Siete un po’ una band che si pone fuori da alcuni canoni, quello che dicevo su lo dimostra. Qualche anno fa forse sareste stati più catalogabili, oggi, col crollo dell’idea ‘indie’ come la conoscevamo, forse un po’ meno. Che spazio avete, oggi?

Non saprei davvero. Più che altro non approcciamo alla musica pensando quale spazio potremmo occupare, non lo facevano neanche quando la musica indie si riferiva ad altro. Abbiamo sempre pensato di fare canzoni e di produrle secondo il nostro gusto, parlando delle cose che sentiamo vicine alla nostra sensibilità. Il fatto che il nostro linguaggio non coincida con l’attuale trend non è una scelta di vuoto antagonismo, ma di semplice coerenza artistica.

Vi chiedono spesso i riferimenti musicali, io invece, leggendo i vostri testi e la costruzione, vi chiedo se avete riferimenti letterari.

Sì ci sono riferimenti letterari, anche se magari non finiscono direttamente nei testi sotto forma di citazioni o cose così. Calvino, Breat Easton Ellis, Svevo, McCarthy, Carver, Eliot, Simenon ma anche Zerocalare, David B., Oesterheld sul lato del fumetto.

“Se non hai tempo non hai niente” fa il paio con il titolo che avete dato all’album.
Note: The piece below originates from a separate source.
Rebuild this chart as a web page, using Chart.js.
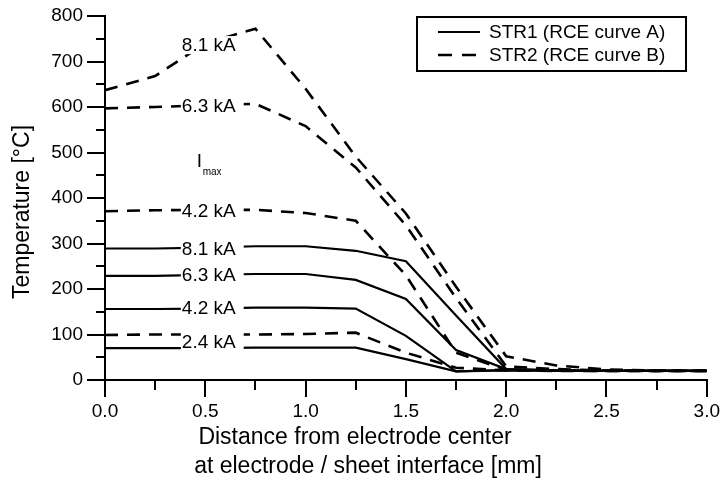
<!DOCTYPE html>
<html>
<head>
<meta charset="utf-8">
<script src="https://cdn.jsdelivr.net/npm/chart.js@4.4.1/dist/chart.umd.min.js"></script>
<style>
  body { margin: 0; background: #fff; }
  #wrap { width: 723px; height: 488px; }
</style>
</head>
<body>
<div id="wrap"><canvas id="chart" width="723" height="488"></canvas></div>
<script>
// distance from electrode center [mm]
const distance = [0, 0.25, 0.5, 0.75, 1.0, 1.25, 1.5, 1.75, 2.0, 2.25, 2.5, 2.75, 3.0];

// STR1 (RCE curve A) - solid
const str1_81 = [289, 289, 291, 294, 294, 284, 261, 142, 24, 21, 20, 20, 20];
const str1_63 = [229, 229, 231, 233, 233, 220, 178, 66, 24, 21, 20, 20, 20];
const str1_42 = [156, 156, 157, 159, 159, 157, 97, 19, 22, 20, 20, 20, 20];
const str1_24 = [70, 70, 70, 71, 71, 71, 46, 19, 21, 20, 20, 20, 20];

// STR2 (RCE curve B) - dashed
const str2_81 = [637, 668, 740, 772, 640, 491, 366, 205, 52, 32, 23, 21, 20];
const str2_63 = [597, 600, 604, 607, 558, 467, 340, 180, 30, 24, 21, 20, 20];
const str2_42 = [371, 373, 374, 374, 367, 350, 230, 60, 22, 21, 20, 20, 20];
const str2_24 = [99, 100, 100, 100, 101, 104, 60, 27, 21, 20, 20, 20, 20];

// current labels placed on the curves (x, y in data units)
const curveLabels = ["8.1 kA", "6.3 kA", "4.2 kA", "8.1 kA", "6.3 kA", "4.2 kA", "2.4 kA"];
const labelX = [0.383, 0.383, 0.383, 0.383, 0.383, 0.383, 0.383];
const labelY = [736, 602, 371, 288, 231, 158, 85];

const legendNames = ["STR1 (RCE curve A)", "STR2 (RCE curve B)"];

const FONT = "'Liberation Sans', Arial, sans-serif";
const DASH = [13, 9];

function toPoints(ys) {
  return ys.map((y, i) => ({ x: distance[i], y: y }));
}

function solid(ys) {
  return { data: toPoints(ys), borderColor: "#000", borderWidth: 2.2, pointRadius: 0, showLine: true, tension: 0 };
}
function dashed(ys) {
  return { data: toPoints(ys), borderColor: "#000", borderWidth: 2.6, borderDash: DASH, pointRadius: 0, showLine: true, tension: 0 };
}

const extras = {
  id: "extras",
  afterDatasetsDraw(chart) {
    const ctx = chart.ctx;
    const xs = chart.scales.x, ys = chart.scales.y;
    const area = chart.chartArea;
    ctx.save();

    // minor ticks
    ctx.strokeStyle = "#000";
    ctx.lineWidth = 2;
    for (let v = 50; v < 800; v += 100) {
      const py = Math.round(ys.getPixelForValue(v));
      ctx.beginPath(); ctx.moveTo(area.left - 9, py); ctx.lineTo(area.left, py); ctx.stroke();
    }
    for (let v = 0.25; v < 3; v += 0.5) {
      const px = Math.round(xs.getPixelForValue(v));
      ctx.beginPath(); ctx.moveTo(px, area.bottom); ctx.lineTo(px, area.bottom + 10); ctx.stroke();
    }

    // curve labels with white background
    ctx.font = "19px " + FONT;
    ctx.textBaseline = "middle";
    ctx.textAlign = "left";
    curveLabels.forEach((t, i) => {
      const px = xs.getPixelForValue(labelX[i]);
      const py = ys.getPixelForValue(labelY[i]);
      const w = ctx.measureText(t).width;
      ctx.fillStyle = "#fff";
      ctx.fillRect(px - 1, py - 9, w + 9, 18);
      ctx.fillStyle = "#000";
      ctx.fillText(t, px, py + 1);
    });

    // I max
    const ix = xs.getPixelForValue(0.457), iy = ys.getPixelForValue(479);
    ctx.font = "19px " + FONT;
    ctx.fillText("I", ix, iy);
    ctx.font = "10px " + FONT;
    ctx.fillText("max", ix + 6, iy + 10);

    // legend
    const lx = 417, ly = 17, lw = 269, lh = 54;
    ctx.fillStyle = "#fff";
    ctx.fillRect(lx, ly, lw, lh);
    ctx.lineWidth = 2;
    ctx.strokeStyle = "#000";
    ctx.strokeRect(lx, ly, lw, lh);
    ctx.font = "19px " + FONT;
    ctx.fillStyle = "#000";
    const rows = [32, 55];
    rows.forEach((ry, i) => {
      ctx.beginPath();
      if (i === 1) { ctx.setLineDash([14, 10]); ctx.lineWidth = 2.6; } else { ctx.setLineDash([]); ctx.lineWidth = 2.2; }
      ctx.moveTo(438, ry); ctx.lineTo(480, ry); ctx.stroke();
      ctx.setLineDash([]);
      ctx.fillText(legendNames[i], 489, ry + 1);
    });

    // axis titles
    ctx.font = "23px " + FONT;
    ctx.textAlign = "center";
    ctx.fillText("Distance from electrode center", 355, 438);
    ctx.fillText("at electrode / sheet interface [mm]", 368, 467);
    ctx.translate(23, 212);
    ctx.rotate(-Math.PI / 2);
    ctx.fillText("Temperature [°C]", 0, 0);
    ctx.restore();
  }
};

new Chart(document.getElementById("chart"), {
  type: "scatter",
  data: {
    datasets: [
      solid(str1_81), solid(str1_63), solid(str1_42), solid(str1_24),
      dashed(str2_81), dashed(str2_63), dashed(str2_42), dashed(str2_24)
    ]
  },
  options: {
    responsive: false,
    animation: false,
    layout: { padding: { left: 0, right: 14, top: 16, bottom: 0 } },
    plugins: { legend: { display: false }, tooltip: { enabled: false } },
    scales: {
      x: {
        type: "linear", min: 0, max: 3,
        afterFit: (s) => { s.height = 108; },
        border: { display: true, color: "#000", width: 2 },
        grid: { drawOnChartArea: false, color: "#000", lineWidth: 2, tickLength: 17 },
        ticks: { stepSize: 0.5, color: "#000", padding: 3, font: { family: FONT, size: 19 },
                 callback: (v) => v.toFixed(1) }
      },
      y: {
        type: "linear", min: 0, max: 800,
        afterFit: (s) => { s.width = 105; },
        border: { display: true, color: "#000", width: 2 },
        grid: { drawOnChartArea: false, color: "#000", lineWidth: 2, tickLength: 18 },
        ticks: { stepSize: 100, color: "#000", padding: 4, font: { family: FONT, size: 19 } }
      }
    }
  },
  plugins: [extras]
});
</script>
</body>
</html>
Si può vivere in maniera lenta in questo mondo musicale che vive di costanti cambiamenti, soprattutto in questi anni?

Sì che si può, ma devi avere le spalle molto larghe oppure devi accettare di non fare parte di una certa economia. Dipende dalle priorità che hai. Nell’epoca delle playlist o ti dai in pasto continuamente a questo gioco oppure coltivi le tue cose diversamente. Magari le cose prenderanno un passo più umano in futuro, ma attualmente i presupposti fanno pensare che questo processo di accelerazione sarà ancora la caratteristica principale della cultura dominante. Questa dinamica non riguarda solo la musica e la produzione artistica, ma ci coinvolge anche nelle dinamiche sociali e umane, cambia il nostro modo di pensare, premia la quantità a discapito della qualità, la superficie a discapito della profondità, l’effetto speciale a discapito di un contenuto più complesso.

Mi parli di questo “certo hip hop da cui in qualche modo hanno ripreso (e suonato) le ritmiche” che leggo in nota stampa?

Abbiamo ascoltato a fondo parecchi dischi mentre producevamo, in particolare "To Pimp a Butterfly" di K. Lamar, "Sour Soul" dei Bad Bad Not Good e Gostface Killah, "Donuts" di J Dilla e altri. Questo ascolti ci hanno spinto ad asciugare molto le ritmiche, a trovare certe soluzioni ritmiche tra basso e batteria, che hanno portato la scrittura verso certe direzioni. Chiaramente non è un disco Hip Hop, ma questi dischi hanno avuto un ruolo chiave nell’ideazione. Poi ci sono altre centinaia di dischi e artisti che hanno avuto e hanno un forte impatto sulla nostra produzione. 

Il lavoro per la tv e per il cinema, invece, come procede?

Collaborare con Suburra è stato bello e appagante. Non ce lo aspettavamo: ci hanno chiesto tre delle nostre canzoni. Attualmente siamo in contatto con un’altra produzione, capiremo se questa cosa andrà in porto. Siamo tutti molto appassionati di cinema e siamo sempre pronti a collaborazioni in questo senso.